**REQUIREMENT**
For each line that holds "this", copy the line out.

**DATASET RECORDS**
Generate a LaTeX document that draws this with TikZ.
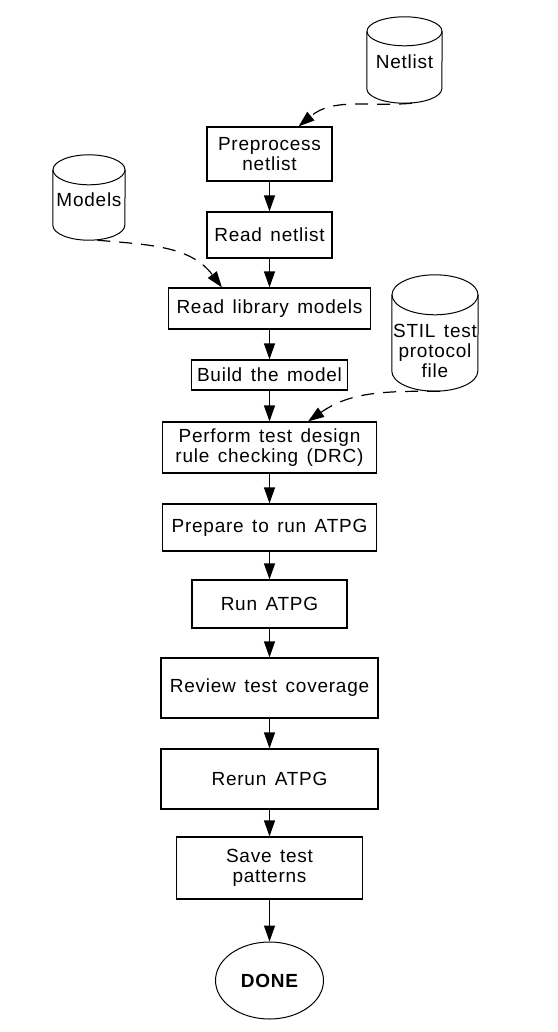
\documentclass[tikz,border=0pt]{standalone}
\usepackage{fontspec}
\setmainfont{Liberation Sans}[LetterSpace=4, WordSpace=1.4]
\usetikzlibrary{arrows.meta, shapes.geometric, positioning}

\tikzset{
  procbox/.style={draw, line width=1.2pt, align=center, inner sep=2pt},
  store/.style={inner sep=0pt},
  can/.style={line width=1pt},
  flow/.style={-{Triangle[length=16pt,width=11pt]}, line width=1.2pt},
  feed/.style={flow, dash pattern=on 13pt off 9pt},
}

\begin{document}
\begin{tikzpicture}[x=1pt, y=1pt, on grid, font=\fontsize{19}{20}\selectfont]
    \useasboundingbox (0,0) rectangle (557,-1032);

    % Steps
    \node[procbox, minimum width=125pt, minimum height=54pt] (pre) at (269.5,-154) {Preprocess\\netlist};
    \node[procbox, minimum width=125pt, minimum height=46pt] (rn) [below=81pt of pre] {Read netlist};
    \node[procbox, minimum width=202pt, minimum height=41pt] (rl) [below=73.5pt of rn] {Read library models};
    \node[procbox, minimum width=156pt, minimum height=30pt] (bm) [below=66.5pt of rl] {Build the model};
    \node[procbox, minimum width=214pt, minimum height=51pt] (drc) [below=72.5pt of bm] {Perform test design\\rule checking (DRC)};
    \node[procbox, minimum width=214pt, minimum height=47pt] (prep) [below=80pt of drc] {Prepare to run ATPG};
    \node[procbox, minimum width=155pt, minimum height=48pt] (run) [below=76.5pt of prep] {Run ATPG};
    \node[procbox, minimum width=217pt, minimum height=60pt] (rev) [below=84pt of run] {Review test coverage};
    \node[procbox, minimum width=217pt, minimum height=60pt] (rerun) [below=91pt of rev] {Rerun ATPG};
    \node[procbox, minimum width=186pt, minimum height=62pt] (save) [below=89pt of rerun] {Save test\\patterns};
    \node[ellipse, draw, line width=1pt, minimum width=108pt, minimum height=77pt, inner sep=0pt,
      font=\fontsize{19}{20}\selectfont\bfseries] (done) [below=112.5pt of save] {DONE};

    % Inputs
    \node[store, minimum width=75pt, minimum height=86pt, label={[yshift=-2pt]center:Netlist}] (nl) at (404.5,-60) {};
    \node[store, minimum width=72pt, minimum height=85pt, label={[yshift=-2pt]center:Models}] (mod) at (89,-197.5) {};
    \node[store, minimum width=86pt, minimum height=116pt,
      label={[align=center, yshift=-18pt]center:STIL test\\protocol\\file}] (stil) at (435,-333) {};
    \foreach \c/\w/\r in {nl/37.5/14.5, mod/36/15, stil/43/20} {
        \draw[can] ([yshift=-\r pt]\c.north) ellipse [x radius=\w, y radius=\r];
        \draw[can] ([yshift=-\r pt]\c.north west) -- ([yshift=\r pt]\c.south west)
            arc [start angle=180, end angle=360, x radius=\w, y radius=\r]
            -- ([yshift=-\r pt]\c.north east);
    }

    % Flow
    \path[flow]
    (pre) edge (rn)
    (rn) edge (rl)
    (rl) edge (bm)
    (bm) edge (drc)
    (drc) edge (prep)
    (prep) edge (run)
    (run) edge (rev)
    (rev) edge (rerun)
    (rerun) edge (save)
    (save) edge (done)
    ;

    \path[feed]
    (nl.-80) edge [out=185, in=40] ([xshift=-34pt]pre.north east)
    (mod.-79) edge [out=-5, in=127] ([xshift=54pt]rl.north west)
    (stil.-85) edge [out=180, in=35] ([xshift=-69pt]drc.north east)
    ;
\end{tikzpicture}
\end{document}
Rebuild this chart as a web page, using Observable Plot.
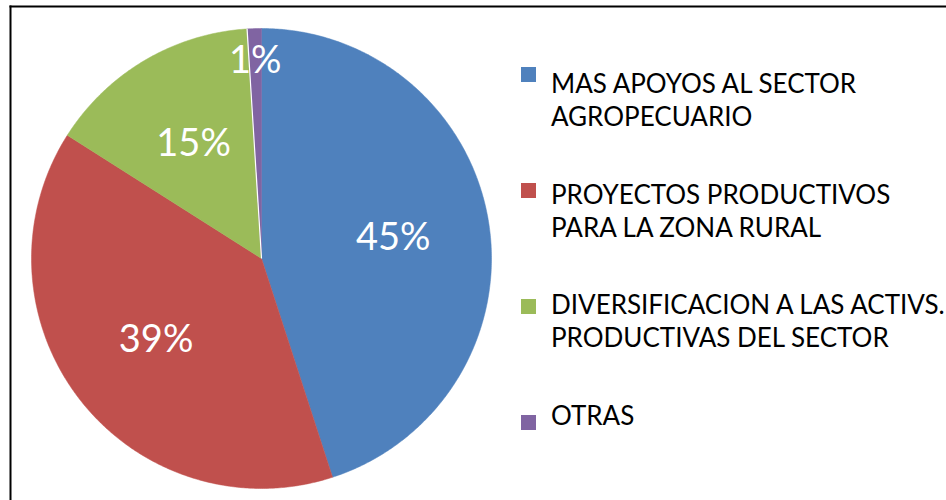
<!DOCTYPE html>
<html>
<head>
<meta charset="utf-8">
<script src="https://cdn.jsdelivr.net/npm/d3@7"></script>
<script src="https://cdn.jsdelivr.net/npm/@observablehq/plot@0.6"></script>
<style>
  html, body { margin: 0; padding: 0; background: #fff; }
  #wrap { position: relative; width: 946px; height: 500px; overflow: hidden; }
  #legend { position: absolute; left: 0; top: 0; font-family: Lato, "Open Sans", sans-serif; font-size: 26px; color: #000; }
  .sw { position: absolute; width: 15px; height: 15px; }
  .lt { position: absolute; line-height: 33px; white-space: nowrap; }
</style>
</head>
<body>
<div id="wrap"></div>
<script>
// Data
const categories = [
  "MAS APOYOS AL SECTOR AGROPECUARIO",
  "PROYECTOS PRODUCTIVOS PARA LA ZONA RURAL",
  "DIVERSIFICACION A LAS ACTIVS. PRODUCTIVAS DEL SECTOR",
  "OTRAS"
];
const legendLines = [
  ["MAS APOYOS AL SECTOR", "AGROPECUARIO"],
  ["PROYECTOS PRODUCTIVOS", "PARA LA ZONA RURAL"],
  ["DIVERSIFICACION A LAS ACTIVS.", "PRODUCTIVAS DEL SECTOR"],
  ["OTRAS"]
];
const values = [45, 39, 15, 1];
const labels = ["45%", "39%", "15%", "1%"];
const colors = ["#4F81BD", "#C0504D", "#9BBB59", "#8064A2"];

// Pie geometry (angles from top, clockwise) computed from values
const pie = d3.pie().sort(null).value(d => d.value)(
  categories.map((c, i) => ({name: c, value: values[i], label: labels[i]}))
);
const total = d3.sum(values);
const poly = [];
pie.forEach(s => {
  const n = Math.max(2, Math.ceil((s.endAngle - s.startAngle) / (Math.PI / 360)));
  poly.push({name: s.data.name, x: 0, y: 0});
  for (let k = 0; k <= n; k++) {
    const a = s.startAngle + (s.endAngle - s.startAngle) * k / n;
    poly.push({name: s.data.name, x: Math.sin(a), y: Math.cos(a)});
  }
  poly.push({name: s.data.name, x: 0, y: 0});
});
const labelPts = pie.map(s => {
  const a = (s.startAngle + s.endAngle) / 2;
  const r = s.data.value / total < 0.05 ? 0.86 : 0.58;
  return {label: s.data.label, x: r * Math.sin(a), y: r * Math.cos(a)};
});
const sep = [pie[pie.length - 1]].map(s => ({x1: 0, y1: 0, x2: Math.sin(s.startAngle), y2: Math.cos(s.startAngle)}));

const chart = Plot.plot({
  width: 946,
  height: 500,
  marginLeft: 10, marginTop: 6, marginRight: 0, marginBottom: 0,
  x: {domain: [-1, 1], range: [31, 491], axis: null},
  y: {domain: [-1, 1], range: [488, 28], axis: null},
  color: {domain: categories, range: colors},
  style: {background: "#fff"},
  marks: [
    Plot.line(poly, {x: "x", y: "y", z: "name", fill: "name", stroke: "name", strokeWidth: 0.5, curve: "linear"}),
    Plot.link(sep, {x1: "x1", y1: "y1", x2: "x2", y2: "y2", stroke: "#fff", strokeWidth: 1.2}),
    Plot.text(labelPts, {x: "x", y: "y", text: "label", fill: "#fff", fontSize: 38, fontFamily: "Lato, 'Open Sans', sans-serif"}),
    Plot.frame({anchor: "top", stroke: "#000", strokeWidth: 2}),
    Plot.frame({anchor: "left", stroke: "#000", strokeWidth: 2})
  ]
});
const wrap = document.getElementById("wrap");
wrap.appendChild(chart);

// Legend (HTML overlay)
const legend = document.createElement("div");
legend.id = "legend";
legendLines.forEach((lines, i) => {
  const sw = document.createElement("div");
  sw.className = "sw";
  sw.style.background = colors[i];
  sw.style.left = "521px";
  sw.style.top = (67 + i * 116) + "px";
  legend.appendChild(sw);
  const t = document.createElement("div");
  t.className = "lt";
  t.style.left = "551px";
  t.style.top = (67 + i * 110.7) + "px";
  t.innerHTML = lines.join("<br>");
  legend.appendChild(t);
});
wrap.appendChild(legend);
</script>
</body>
</html>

**SOLUTION BELOW**
Generate a LaTeX document that draws this with TikZ.
Rebuild this chart as a web page, using Observable Plot.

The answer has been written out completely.